▼

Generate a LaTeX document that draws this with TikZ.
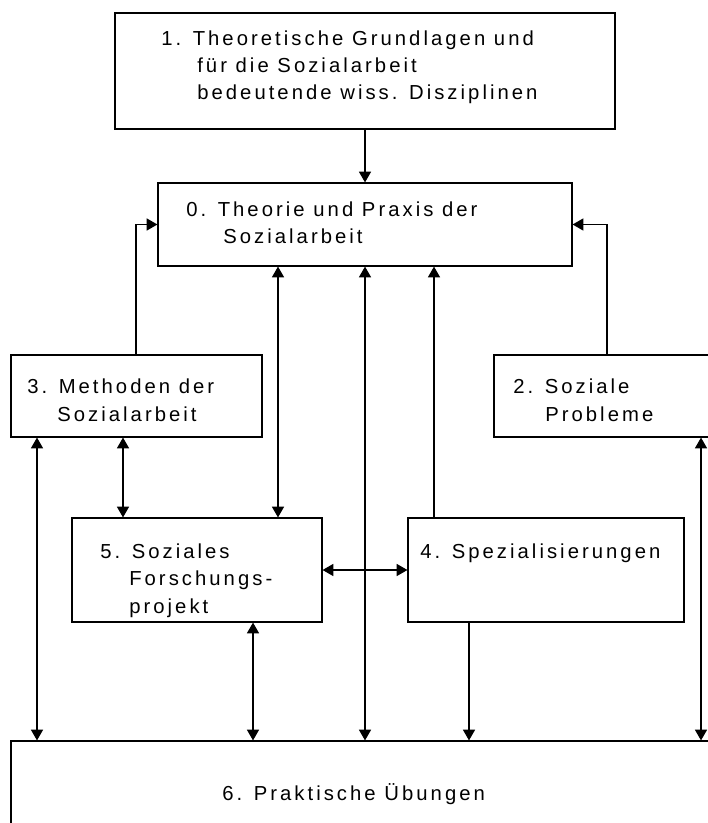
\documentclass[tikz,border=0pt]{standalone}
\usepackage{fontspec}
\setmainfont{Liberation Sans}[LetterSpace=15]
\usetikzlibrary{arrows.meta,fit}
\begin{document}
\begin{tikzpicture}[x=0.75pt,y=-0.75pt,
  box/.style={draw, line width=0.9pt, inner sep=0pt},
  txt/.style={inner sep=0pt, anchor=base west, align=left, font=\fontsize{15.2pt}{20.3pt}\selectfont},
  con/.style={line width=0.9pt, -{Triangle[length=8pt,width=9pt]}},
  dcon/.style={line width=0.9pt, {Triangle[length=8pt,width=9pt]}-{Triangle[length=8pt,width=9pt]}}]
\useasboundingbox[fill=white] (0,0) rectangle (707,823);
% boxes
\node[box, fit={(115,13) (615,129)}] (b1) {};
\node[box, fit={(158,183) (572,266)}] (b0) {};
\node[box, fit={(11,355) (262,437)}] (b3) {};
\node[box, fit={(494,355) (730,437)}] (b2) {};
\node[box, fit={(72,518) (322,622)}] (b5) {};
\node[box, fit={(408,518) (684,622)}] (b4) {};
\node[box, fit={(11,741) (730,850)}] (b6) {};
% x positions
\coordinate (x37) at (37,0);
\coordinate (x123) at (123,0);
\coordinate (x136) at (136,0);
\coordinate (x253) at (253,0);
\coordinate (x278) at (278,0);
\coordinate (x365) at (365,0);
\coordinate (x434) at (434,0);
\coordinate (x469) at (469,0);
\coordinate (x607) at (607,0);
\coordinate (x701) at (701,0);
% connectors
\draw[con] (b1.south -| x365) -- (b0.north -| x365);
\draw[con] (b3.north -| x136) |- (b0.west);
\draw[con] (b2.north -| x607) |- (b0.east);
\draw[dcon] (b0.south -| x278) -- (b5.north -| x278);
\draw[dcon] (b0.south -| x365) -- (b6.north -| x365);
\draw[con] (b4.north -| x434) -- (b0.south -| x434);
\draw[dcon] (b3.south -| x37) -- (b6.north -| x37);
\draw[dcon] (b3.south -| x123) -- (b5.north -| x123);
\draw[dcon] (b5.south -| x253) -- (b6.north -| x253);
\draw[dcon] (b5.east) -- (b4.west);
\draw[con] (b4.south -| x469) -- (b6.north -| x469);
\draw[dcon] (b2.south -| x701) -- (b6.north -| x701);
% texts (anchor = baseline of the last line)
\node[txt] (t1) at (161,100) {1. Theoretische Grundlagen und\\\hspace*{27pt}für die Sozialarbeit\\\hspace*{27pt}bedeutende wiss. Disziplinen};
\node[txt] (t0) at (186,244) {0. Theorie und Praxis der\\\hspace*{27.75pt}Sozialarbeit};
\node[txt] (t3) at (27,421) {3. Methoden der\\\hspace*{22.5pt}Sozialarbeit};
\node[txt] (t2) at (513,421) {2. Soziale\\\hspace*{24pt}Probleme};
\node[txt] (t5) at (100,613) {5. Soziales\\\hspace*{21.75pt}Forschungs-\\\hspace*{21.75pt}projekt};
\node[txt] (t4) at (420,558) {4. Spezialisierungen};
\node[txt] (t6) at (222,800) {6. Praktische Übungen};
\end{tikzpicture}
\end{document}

▲

# [Task details]
Set down the material exactly, every line of it, except for the pictures.

# [Response to this exercise]
Generate a LaTeX document that draws this with TikZ.
\documentclass[tikz,border=0pt]{standalone}
\usepackage{fontspec}
\setmainfont{Liberation Sans}[LetterSpace=15]
\usetikzlibrary{arrows.meta,fit}
\begin{document}
\begin{tikzpicture}[x=0.75pt,y=-0.75pt,
  box/.style={draw, line width=0.9pt, inner sep=0pt},
  txt/.style={inner sep=0pt, anchor=base west, align=left, font=\fontsize{15.2pt}{20.3pt}\selectfont},
  con/.style={line width=0.9pt, -{Triangle[length=8pt,width=9pt]}},
  dcon/.style={line width=0.9pt, {Triangle[length=8pt,width=9pt]}-{Triangle[length=8pt,width=9pt]}}]
\useasboundingbox[fill=white] (0,0) rectangle (707,823);
% boxes
\node[box, fit={(115,13) (615,129)}] (b1) {};
\node[box, fit={(158,183) (572,266)}] (b0) {};
\node[box, fit={(11,355) (262,437)}] (b3) {};
\node[box, fit={(494,355) (730,437)}] (b2) {};
\node[box, fit={(72,518) (322,622)}] (b5) {};
\node[box, fit={(408,518) (684,622)}] (b4) {};
\node[box, fit={(11,741) (730,850)}] (b6) {};
% x positions
\coordinate (x37) at (37,0);
\coordinate (x123) at (123,0);
\coordinate (x136) at (136,0);
\coordinate (x253) at (253,0);
\coordinate (x278) at (278,0);
\coordinate (x365) at (365,0);
\coordinate (x434) at (434,0);
\coordinate (x469) at (469,0);
\coordinate (x607) at (607,0);
\coordinate (x701) at (701,0);
% connectors
\draw[con] (b1.south -| x365) -- (b0.north -| x365);
\draw[con] (b3.north -| x136) |- (b0.west);
\draw[con] (b2.north -| x607) |- (b0.east);
\draw[dcon] (b0.south -| x278) -- (b5.north -| x278);
\draw[dcon] (b0.south -| x365) -- (b6.north -| x365);
\draw[con] (b4.north -| x434) -- (b0.south -| x434);
\draw[dcon] (b3.south -| x37) -- (b6.north -| x37);
\draw[dcon] (b3.south -| x123) -- (b5.north -| x123);
\draw[dcon] (b5.south -| x253) -- (b6.north -| x253);
\draw[dcon] (b5.east) -- (b4.west);
\draw[con] (b4.south -| x469) -- (b6.north -| x469);
\draw[dcon] (b2.south -| x701) -- (b6.north -| x701);
% texts (anchor = baseline of the last line)
\node[txt] (t1) at (161,100) {1. Theoretische Grundlagen und\\\hspace*{27pt}für die Sozialarbeit\\\hspace*{27pt}bedeutende wiss. Disziplinen};
\node[txt] (t0) at (186,244) {0. Theorie und Praxis der\\\hspace*{27.75pt}Sozialarbeit};
\node[txt] (t3) at (27,421) {3. Methoden der\\\hspace*{22.5pt}Sozialarbeit};
\node[txt] (t2) at (513,421) {2. Soziale\\\hspace*{24pt}Probleme};
\node[txt] (t5) at (100,613) {5. Soziales\\\hspace*{21.75pt}Forschungs-\\\hspace*{21.75pt}projekt};
\node[txt] (t4) at (420,558) {4. Spezialisierungen};
\node[txt] (t6) at (222,800) {6. Praktische Übungen};
\end{tikzpicture}
\end{document}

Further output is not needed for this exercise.